• Data for this exercise:
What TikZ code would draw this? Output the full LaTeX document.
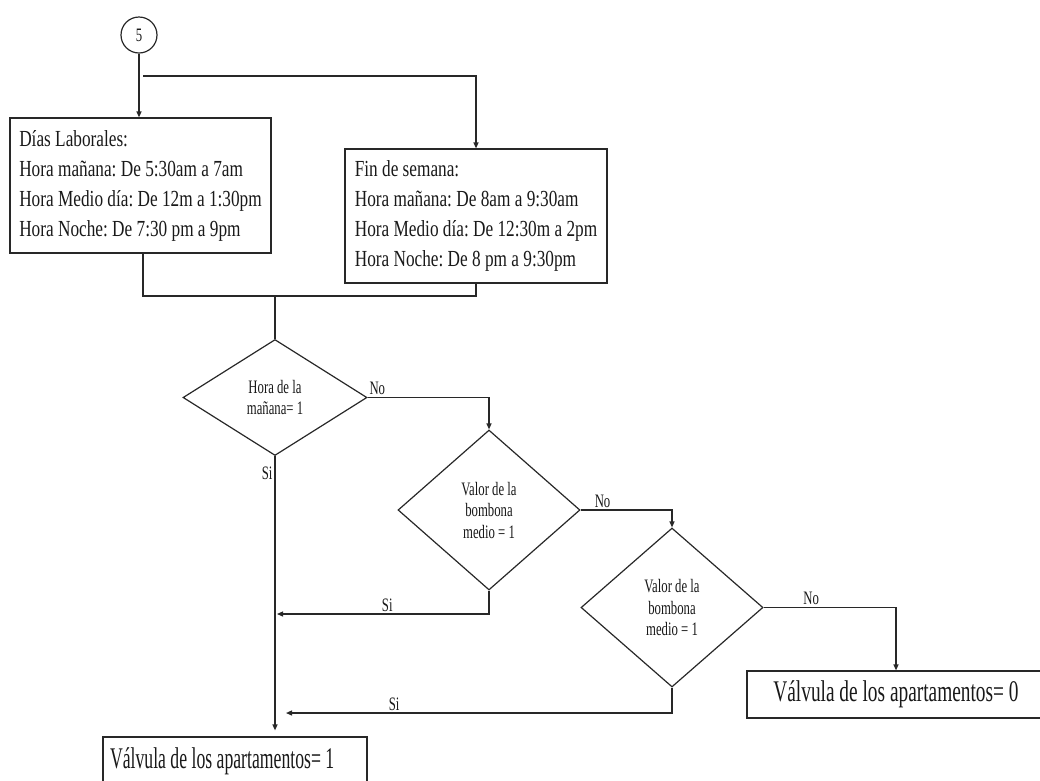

--

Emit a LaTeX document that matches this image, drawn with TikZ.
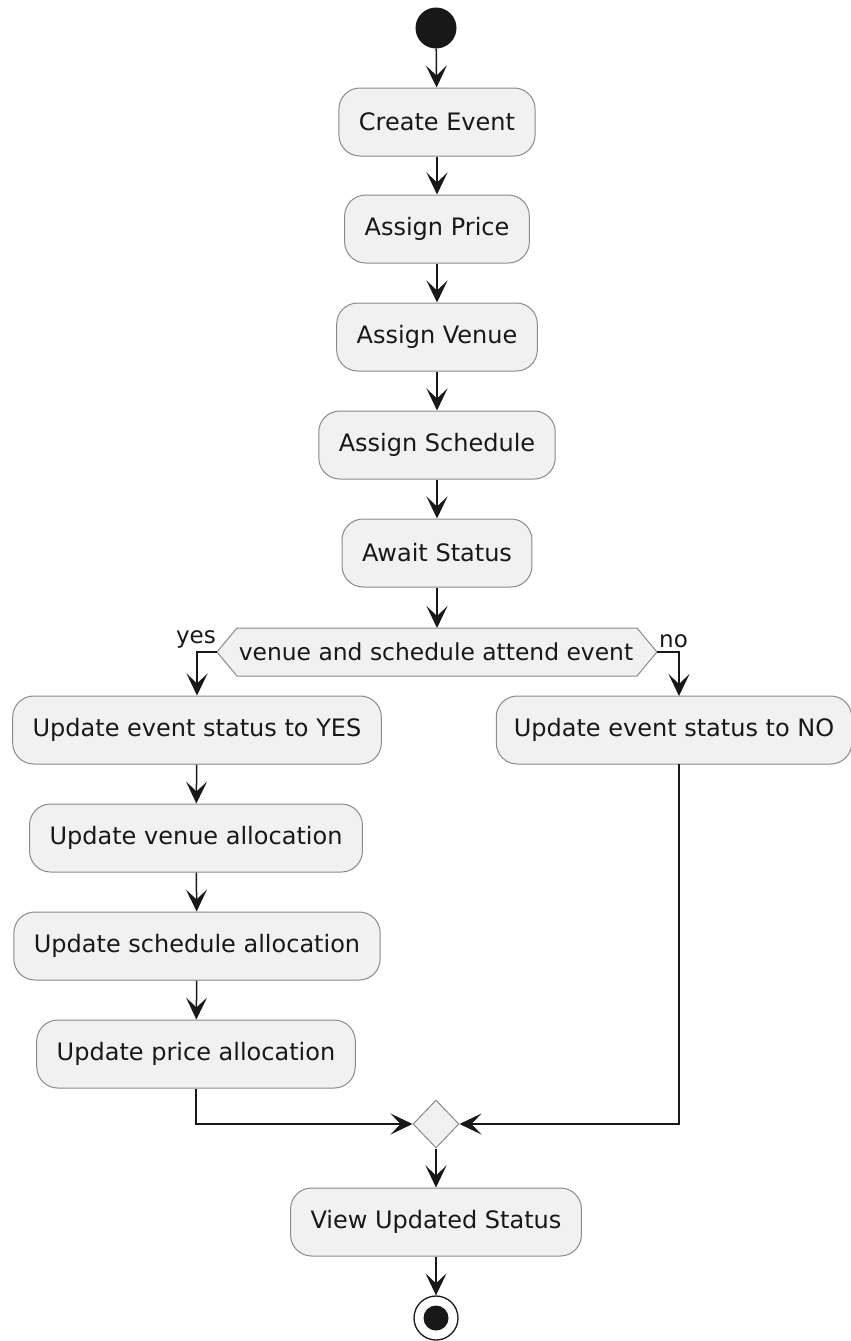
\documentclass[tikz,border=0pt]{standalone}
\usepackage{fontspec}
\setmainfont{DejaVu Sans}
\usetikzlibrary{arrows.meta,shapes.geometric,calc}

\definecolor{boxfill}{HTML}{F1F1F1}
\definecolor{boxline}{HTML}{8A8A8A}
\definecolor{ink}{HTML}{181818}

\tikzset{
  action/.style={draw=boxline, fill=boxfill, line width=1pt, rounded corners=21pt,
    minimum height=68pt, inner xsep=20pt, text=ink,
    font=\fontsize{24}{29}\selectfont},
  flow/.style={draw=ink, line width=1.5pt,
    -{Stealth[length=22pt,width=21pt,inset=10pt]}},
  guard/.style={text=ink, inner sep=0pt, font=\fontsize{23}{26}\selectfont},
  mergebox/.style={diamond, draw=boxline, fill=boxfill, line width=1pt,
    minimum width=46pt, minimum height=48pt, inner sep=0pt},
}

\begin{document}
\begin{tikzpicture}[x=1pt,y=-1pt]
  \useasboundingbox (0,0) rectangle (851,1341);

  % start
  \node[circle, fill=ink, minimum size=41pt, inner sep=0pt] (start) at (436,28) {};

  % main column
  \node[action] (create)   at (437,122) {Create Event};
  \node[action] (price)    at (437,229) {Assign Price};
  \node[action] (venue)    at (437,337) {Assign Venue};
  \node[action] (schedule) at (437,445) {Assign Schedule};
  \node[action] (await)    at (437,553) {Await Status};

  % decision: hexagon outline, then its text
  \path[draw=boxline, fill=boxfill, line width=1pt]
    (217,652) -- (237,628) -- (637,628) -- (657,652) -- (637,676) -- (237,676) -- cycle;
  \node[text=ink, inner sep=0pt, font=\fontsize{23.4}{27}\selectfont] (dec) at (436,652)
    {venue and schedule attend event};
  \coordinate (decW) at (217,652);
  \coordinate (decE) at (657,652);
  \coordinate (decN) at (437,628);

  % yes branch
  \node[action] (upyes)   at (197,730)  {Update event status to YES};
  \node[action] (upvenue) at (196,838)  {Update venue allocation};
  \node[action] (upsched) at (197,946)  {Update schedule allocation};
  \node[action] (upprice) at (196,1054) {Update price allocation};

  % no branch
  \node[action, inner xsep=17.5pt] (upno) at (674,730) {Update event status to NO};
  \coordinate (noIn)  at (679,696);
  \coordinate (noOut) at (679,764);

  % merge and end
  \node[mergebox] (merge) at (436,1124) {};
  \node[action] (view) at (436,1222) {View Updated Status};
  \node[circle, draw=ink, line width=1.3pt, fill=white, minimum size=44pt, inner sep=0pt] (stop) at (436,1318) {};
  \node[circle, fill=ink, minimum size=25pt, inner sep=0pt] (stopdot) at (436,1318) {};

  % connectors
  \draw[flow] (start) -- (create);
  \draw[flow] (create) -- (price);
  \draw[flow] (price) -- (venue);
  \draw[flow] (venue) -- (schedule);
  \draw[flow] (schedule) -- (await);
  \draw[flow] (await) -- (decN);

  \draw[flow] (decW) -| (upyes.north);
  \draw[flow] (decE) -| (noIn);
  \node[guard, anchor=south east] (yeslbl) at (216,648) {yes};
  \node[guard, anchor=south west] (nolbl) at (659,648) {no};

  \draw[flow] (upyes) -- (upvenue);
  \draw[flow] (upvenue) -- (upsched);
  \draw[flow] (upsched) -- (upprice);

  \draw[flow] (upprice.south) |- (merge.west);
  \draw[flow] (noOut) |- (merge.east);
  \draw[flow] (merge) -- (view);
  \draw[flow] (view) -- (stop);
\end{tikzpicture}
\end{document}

• Required work: Extract exactly the lines running from the line containing "Emit a LaTeX" to the line containing "minimum size=41pt, inner", with both end lines included and all pictures left out.

• Task result:
Emit a LaTeX document that matches this image, drawn with TikZ.
\documentclass[tikz,border=0pt]{standalone}
\usepackage{fontspec}
\setmainfont{DejaVu Sans}
\usetikzlibrary{arrows.meta,shapes.geometric,calc}

\definecolor{boxfill}{HTML}{F1F1F1}
\definecolor{boxline}{HTML}{8A8A8A}
\definecolor{ink}{HTML}{181818}

\tikzset{
  action/.style={draw=boxline, fill=boxfill, line width=1pt, rounded corners=21pt,
    minimum height=68pt, inner xsep=20pt, text=ink,
    font=\fontsize{24}{29}\selectfont},
  flow/.style={draw=ink, line width=1.5pt,
    -{Stealth[length=22pt,width=21pt,inset=10pt]}},
  guard/.style={text=ink, inner sep=0pt, font=\fontsize{23}{26}\selectfont},
  mergebox/.style={diamond, draw=boxline, fill=boxfill, line width=1pt,
    minimum width=46pt, minimum height=48pt, inner sep=0pt},
}

\begin{document}
\begin{tikzpicture}[x=1pt,y=-1pt]
  \useasboundingbox (0,0) rectangle (851,1341);

  % start
  \node[circle, fill=ink, minimum size=41pt, inner sep=0pt] (start) at (436,28) {};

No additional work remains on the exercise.